En medio de tanta publicidad y presencia de socialites ajenas a las raíces cinéfilas del certamen (como Kendall Jenner y Rihanna), dan ganas de invocar al cronista de los eventos masivos, David Foster Wallace: por más que Cannes y Sundance se hayan convertido en una zona empresarial —escribió en 1998—, por más que las estrategias de marketing importen más que las películas, por más que sepamos que la industria se felicita a sí misma en estos eventos por fingir que el dinero no es lo más importante, “en el fondo sabemos que todo es una mierda”.

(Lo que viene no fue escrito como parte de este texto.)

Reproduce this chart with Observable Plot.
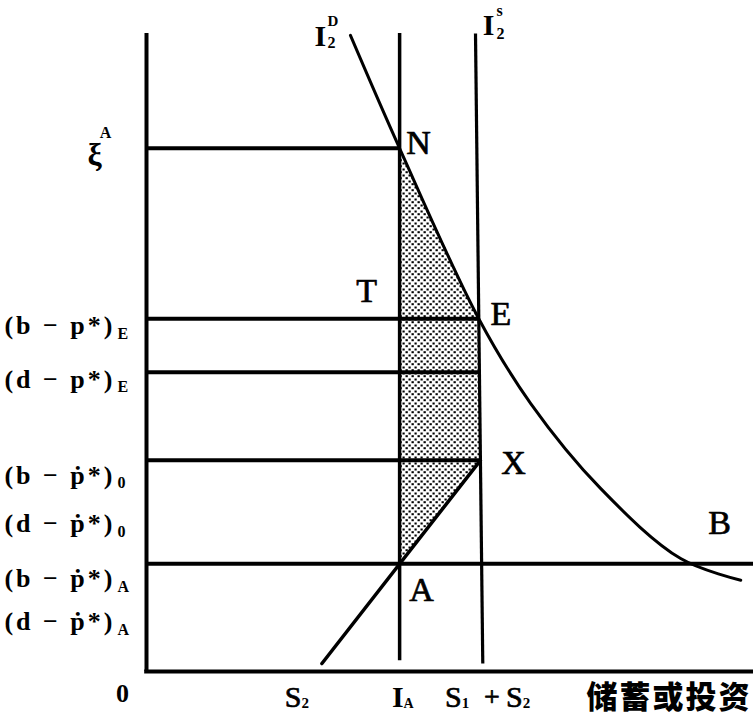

Cannes es tan consciente de sus miserias, que este año regaló chapitas que resumen de qué va todo: “Soy tan patético que me saqué una selfie en la alfombra roja” —dice una—, “vi la película de ese fulano que hizo no sé qué”, dice otra. El festival es una “anti-Internacional” que grita: ¡cinéfilos del mundo, dividíos! Sáquense pica, siéntanse losers, compitan e intoxíquense con envidia. Pero si tanto masoquista vuelve cada año (somos muchos) es porque en medio de tanta banalidad siempre hay una película (como Loveless, de Andrey Zvyagintsev o 120 latidos por minuto, de Robin Campillo) que por dos o tres horas nos devuelve la fe en la humanidad y nos hace olvidar eso que decía Foster Wallace: que en el fondo todo esto es una mierda.